CalPERS hasn’t yet committed to a major sell-off of fossil fuel shares because many of its leaders think it’s more effective to pressure companies internally to become more sustainable rather than divest from them entirely, said Sandy Emerson, board president of the divestment group Fossil Free California—an ongoing debate in the investment world.

But people like Perez go much further in their opposition. “He would have the fund reinvest in everything they’ve divested from, including assault weapons and tobacco and private prisons and probably thermal coal,” Emerson argued. (In 2019, Perez tried unsuccessfully to get the pension fund to reverse its policy of not investing in cigarette companies.) 

It’s in the best interest of police unions to push for the strongest possible efforts to fight global temperature rise, said New York divestment organizer Mark Dunlea. “The police will be first responders who have to rush into life-threatening situations to try to save people from extreme weather events like we saw with Hurricane Sandy. They should be among the unions most worried about the impact of climate change,” he told VICE News. 

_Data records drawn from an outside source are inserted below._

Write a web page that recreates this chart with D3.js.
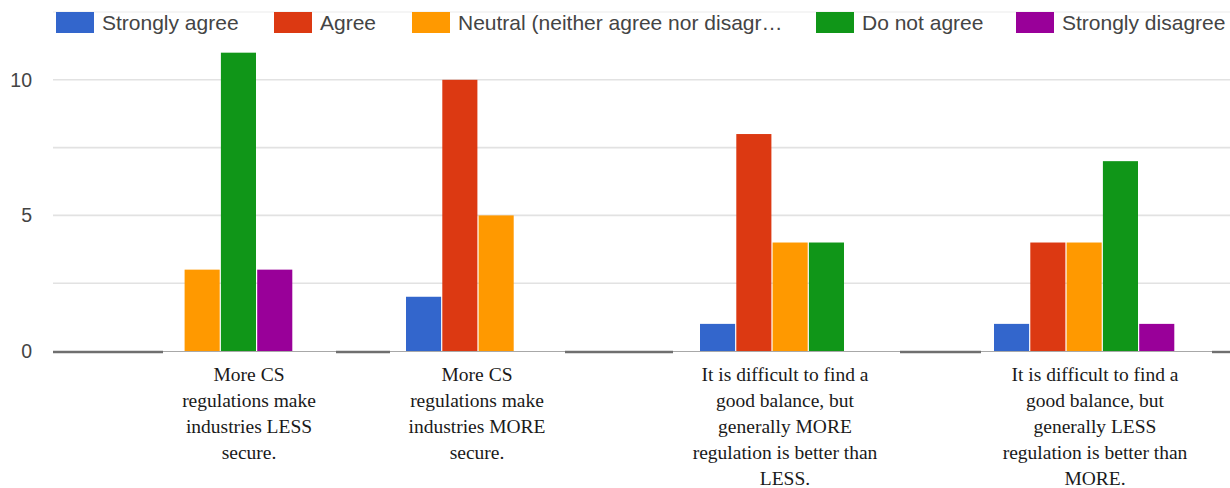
<!DOCTYPE html>
<html>
<head>
<meta charset="utf-8">
<script src="https://cdn.jsdelivr.net/npm/d3@7"></script>
<style>
  html, body { margin: 0; padding: 0; background: #fff; }
  svg { display: block; }
</style>
</head>
<body>
<svg id="chart" width="1230" height="488"></svg>
<script>
// Survey answers per statement (counts of respondents)
const categories = [
  ["More CS", "regulations make", "industries LESS", "secure."],
  ["More CS", "regulations make", "industries MORE", "secure."],
  ["It is difficult to find a", "good balance, but", "generally MORE", "regulation is better than", "LESS."],
  ["It is difficult to find a", "good balance, but", "generally LESS", "regulation is better than", "MORE."]
];
const seriesNames = [
  "Strongly agree",
  "Agree",
  "Neutral (neither agree nor disagr\u2026",
  "Do not agree",
  "Strongly disagree"
];
const stronglyAgree    = [0, 2, 1, 1];
const agree            = [0, 10, 8, 4];
const neutral          = [3, 5, 4, 4];
const doNotAgree       = [11, 0, 4, 7];
const stronglyDisagree = [3, 0, 0, 1];
const yTickLabels = [0, 5, 10];

const seriesValues = [stronglyAgree, agree, neutral, doNotAgree, stronglyDisagree];
const colors = ["#3366cc", "#dc3912", "#ff9900", "#109618", "#990099"];

const svg = d3.select("#chart");
const W = 1230;

const plot = { left: 53, right: 1229, top: 12, bottom: 351 };

const y = d3.scaleLinear().domain([0, 12.5]).range([plot.bottom, plot.top]);
const catIdx = categories.map((_, i) => i);
const x0 = d3.scaleBand().domain(catIdx).range([plot.left, plot.right]).padding(0);
const groupInset = 59;
const groupWidth = 181.5;
const x1 = d3.scaleBand().domain(d3.range(seriesNames.length)).range([0, groupWidth]).padding(0);

// gridlines
const gridVals = d3.range(0, 12.5 + 0.001, 2.5);
svg.append("g").selectAll("line")
  .data(gridVals.filter(v => v > 0 && v < 12.5))
  .join("line")
  .attr("x1", plot.left).attr("x2", W)
  .attr("y1", d => y(d)).attr("y2", d => y(d))
  .attr("stroke", "#e2e2e2").attr("stroke-width", 1.6);

// y tick labels
svg.append("g").selectAll("text")
  .data(yTickLabels)
  .join("text")
  .attr("x", 32).attr("y", d => y(d))
  .attr("dy", "0.36em")
  .attr("text-anchor", "end")
  .attr("font-family", "'Liberation Sans', Arial, sans-serif")
  .attr("font-size", 19.5)
  .attr("fill", "#444")
  .text(d => d);

// baseline
svg.append("line")
  .attr("x1", plot.left).attr("x2", W)
  .attr("y1", y(0) + 0.5).attr("y2", y(0) + 0.5)
  .attr("stroke", "#a8a8a8").attr("stroke-width", 1.2);

// heavier baseline pieces between the label blocks
const baseSegments = [[53, 163], [336, 390], [565, 673], [900, 981], [1212, 1230]];
svg.append("g").selectAll("line")
  .data(baseSegments)
  .join("line")
  .attr("x1", d => d[0]).attr("x2", d => d[1])
  .attr("y1", y(0) + 1).attr("y2", y(0) + 1)
  .attr("stroke", "#6f6f6f").attr("stroke-width", 2.4);

// bars
const bars = [];
catIdx.forEach(ci => {
  seriesValues.forEach((vals, si) => {
    if (vals[ci] > 0) bars.push({ ci, si, v: vals[ci] });
  });
});
svg.append("g").selectAll("rect")
  .data(bars)
  .join("rect")
  .attr("x", d => x0(d.ci) + groupInset + x1(d.si))
  .attr("width", x1.bandwidth() - 1.2)
  .attr("y", d => y(d.v))
  .attr("height", d => y(0) - y(d.v))
  .attr("fill", d => colors[d.si]);

// category labels
const labelNudge = [49, -17, -3, 13];
const lineH = 26;
const firstBaseline = 381;
const labelG = svg.append("g")
  .attr("font-family", "'Liberation Serif', 'Times New Roman', serif")
  .attr("font-size", 19.5)
  .attr("fill", "#1a1a1a")
  .attr("text-anchor", "middle");
categories.forEach((lines, ci) => {
  const cx = x0(ci) + x0.bandwidth() / 2 + labelNudge[ci];
  const t = labelG.append("text").attr("x", cx).attr("y", firstBaseline);
  lines.forEach((ln, li) => {
    t.append("tspan").attr("x", cx).attr("y", firstBaseline + li * lineH).text(ln);
  });
});

// top light rule behind legend
svg.append("line")
  .attr("x1", plot.left).attr("x2", W)
  .attr("y1", y(12.5)).attr("y2", y(12.5))
  .attr("stroke", "#ececec").attr("stroke-width", 1.2);

// legend
const legendTextX = [102, 320, 458, 862, 1062];
const legend = svg.append("g");
seriesNames.forEach((name, i) => {
  const tx = legendTextX[i];
  legend.append("rect")
    .attr("x", tx - 46).attr("y", 12)
    .attr("width", 38).attr("height", 21)
    .attr("fill", colors[i]);
  legend.append("text")
    .attr("x", tx).attr("y", 30)
    .attr("font-family", "'Liberation Sans', Arial, sans-serif")
    .attr("font-size", 21)
    .attr("fill", "#444")
    .text(name);
});
</script>
</body>
</html>
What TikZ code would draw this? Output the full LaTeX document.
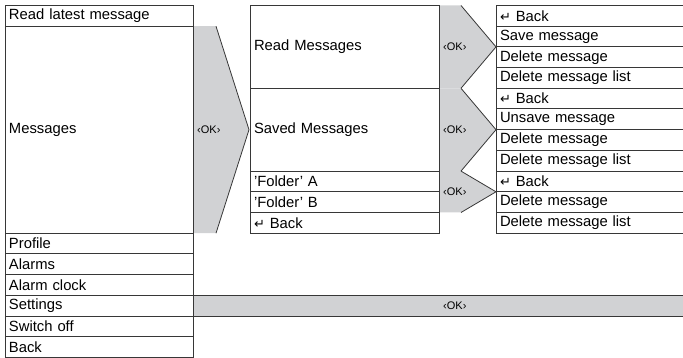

Many law enforcement leaders are opposed to fundamental societal change, however, whether that comes in the form of defunding police forces or divesting their pensions away from climate-destroying fossil fuels, said Colette Pichon Battle, who is a member of the policy leadership team for the Movement for Black Lives working on climate justice. 

“They’re going to oppose change because the current system works for them,” she said. “But the system isn’t working for so many people.”